Wink or no wink, you've got that exactly backwards.
The F6 is an efficient, integrated photographic tool. The F was tough enough to hammer nails and didn't need a battery. However, anyone using an F to make pictures rather than as a carpentry implement would be thrilled to have an F6 instead.
Well, to each their own but efficient and analog don't go together in my opinion. If I wanted a camera with all the bells and whistles of an F6, I'd shoot digital. Besides that, my #1 criterion for cameras is some kind of manual fallback mode when the batteries go flat - the F6 doesn't have that.
Anyway...................if you had to choose just one iteration that represented the biggest change or most advancement from one model to the next, which two models would that be.?

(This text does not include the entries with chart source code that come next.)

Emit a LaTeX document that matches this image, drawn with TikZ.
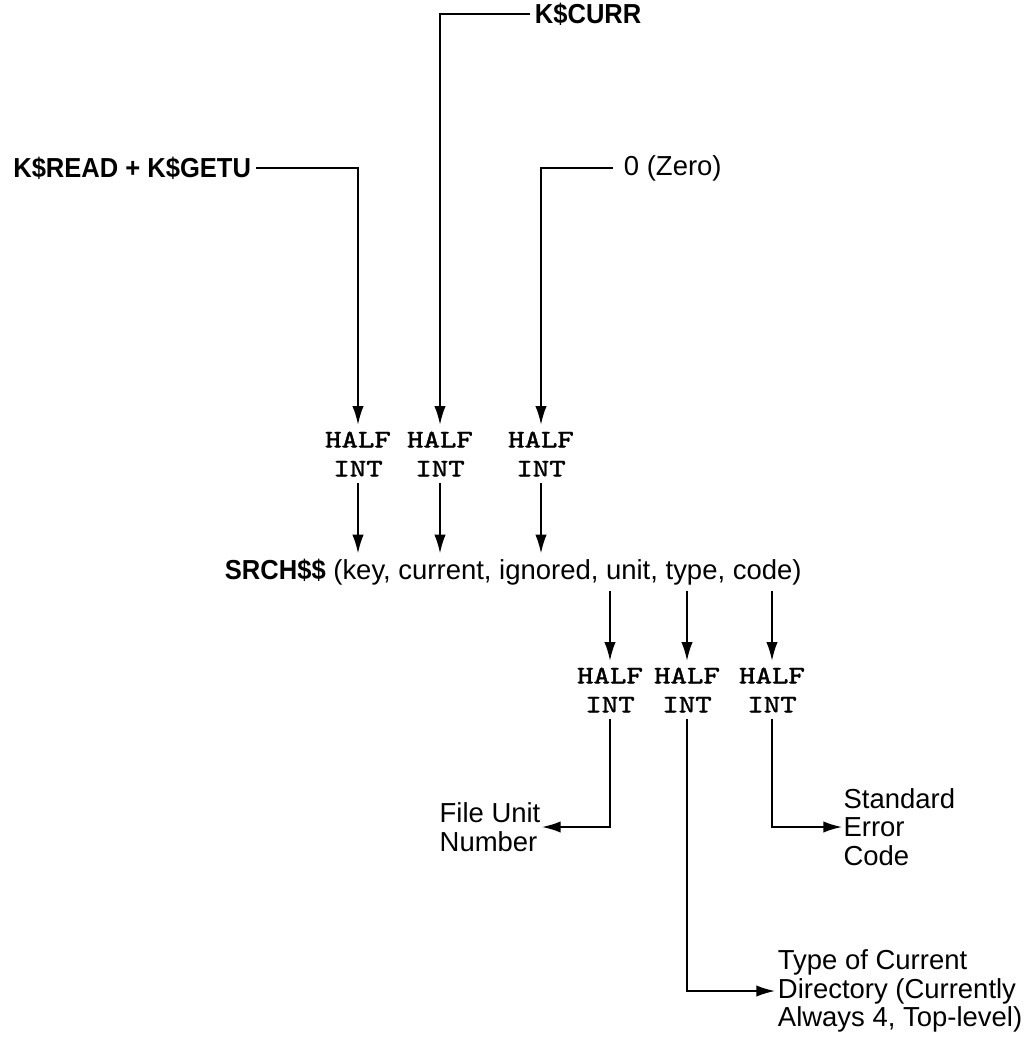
\documentclass[tikz,border=0pt]{standalone}
\usepackage{fontspec}
\setmainfont{Liberation Sans}
\newfontfamily\bsans[FakeStretch=0.93]{Liberation Sans}
\newfontfamily\hfont[FakeStretch=1.25,AutoFakeBold=1.5]{lmmono10-regular.otf}
\usetikzlibrary{arrows.meta}
\begin{document}
\begin{tikzpicture}[x=0.75pt,y=-0.75pt,
  lbl/.style={font=\fontsize{20.6}{21.5}\selectfont, inner xsep=2pt, inner ysep=0pt},
  blbl/.style={lbl, font=\fontsize{20.6}{21.5}\selectfont\bsans\bfseries},
  hi/.style={font=\fontsize{18.8}{21.75}\selectfont\hfont\bfseries, align=center, inner sep=5pt},
  conn/.style={line width=1.3pt},
  arr/.style={conn, -{Latex[length=14pt,width=8.5pt]}}]
\useasboundingbox (0,0) rectangle (1031,1038);
% sources
\node[blbl, anchor=east, inner xsep=3.5pt] (kread) at (256,168) {K\$READ + K\$GETU};
\node[blbl, anchor=west, inner xsep=3.5pt] (kcurr) at (530,14) {K\$CURR};
\node[lbl, anchor=west, inner xsep=8pt] (zero) at (613,168) {0 (Zero)};
% upper HALF INT
\node[hi] (h1) at (358,454) {HALF\\INT};
\node[hi] (h2) at (440,454) {HALF\\INT};
\node[hi] (h3) at (541,454) {HALF\\INT};
% call
\node[lbl, anchor=west, inner ysep=4pt] (srch) at (222,572) {{\bsans\bfseries SRCH\$\$} (key, current, ignored, unit, type, code)};
% lower HALF INT
\node[hi] (h4) at (610,690) {HALF\\INT};
\node[hi] (h5) at (687,690) {HALF\\INT};
\node[hi] (h6) at (772,690) {HALF\\INT};
% results
\node[lbl, anchor=east, align=left, inner xsep=1pt] (fu) at (542,827) {File Unit\\Number};
\node[lbl, anchor=west, align=left, inner xsep=1pt] (se) at (842,827) {Standard\\Error\\Code};
\node[lbl, anchor=west, align=left, inner xsep=2pt] (tc) at (775,991) {Type of Current\\Directory (Currently\\Always 4, Top-level)};
% connectors
\draw[arr] (kread.east) -| (h1.north);
\draw[arr] (kcurr.west) -| (h2.north);
\draw[arr] (zero.west) -| (h3.north);
\draw[arr] (h1.south) -- (h1.south |- srch.north);
\draw[arr] (h2.south) -- (h2.south |- srch.north);
\draw[arr] (h3.south) -- (h3.south |- srch.north);
\draw[arr] (srch.south -| h4) -- (h4.north);
\draw[arr] (srch.south -| h5) -- (h5.north);
\draw[arr] (srch.south -| h6) -- (h6.north);
\draw[arr] (h4.south) |- (fu.east);
\draw[arr] (h6.south) |- (se.west);
\draw[arr] (h5.south) |- (tc.west);
\end{tikzpicture}
\end{document}
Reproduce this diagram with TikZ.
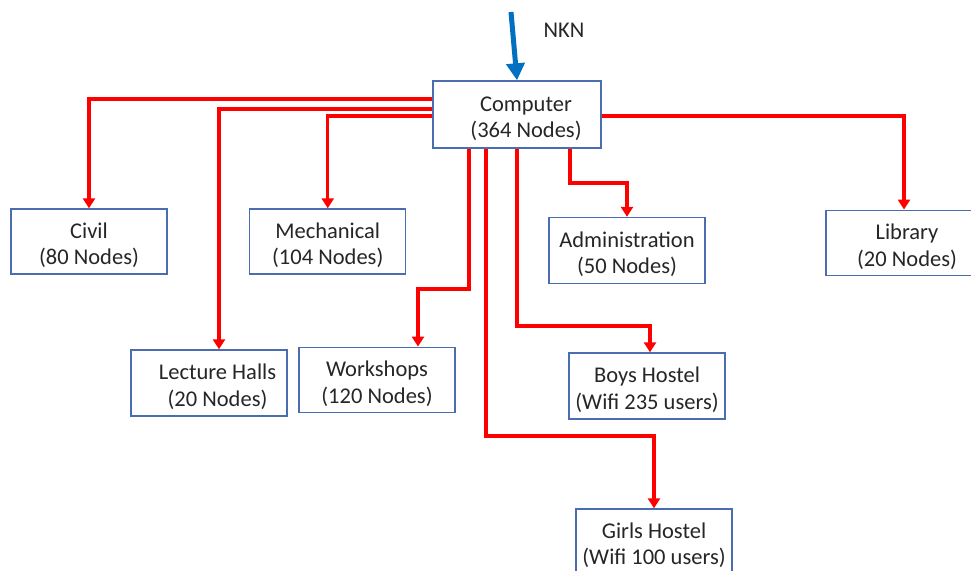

I suppose the F3 offering AE was a big change from the F2 to the F3. Maybe that was it.?
- reliance on electronics for everything
- somehow, Nikon thought leaving the camera design to a car design studio was a good idea
- we don't care about the viewfinder quality and info, we'll give you an inferior metering display and inferior viewfinder because OOOH AUTOMATION and WOW LOOK AT OUR TTL SYSTEM.
- corollary: the AUTO mode was going to be more important than the manual modes from now on.
When a working PJ I started with an F, upgraded to F2 then F3P, I used the F3P for almost 20 years, other than a yearly service (CLA) it worked in all weather, from the Artic to the Tropics. My preference was the F2, liked the somewhat larger body better, in terms of function the F3 was much improved.
When a working PJ I started with an F, upgraded to F2 then F3P, I used the F3P for almost 20 years, other than a yearly service (CLA) it worked in all weather, from the Artic to the Tropics. My preference was the F2, liked the somewhat larger body better, in terms of function the F3 was much improved.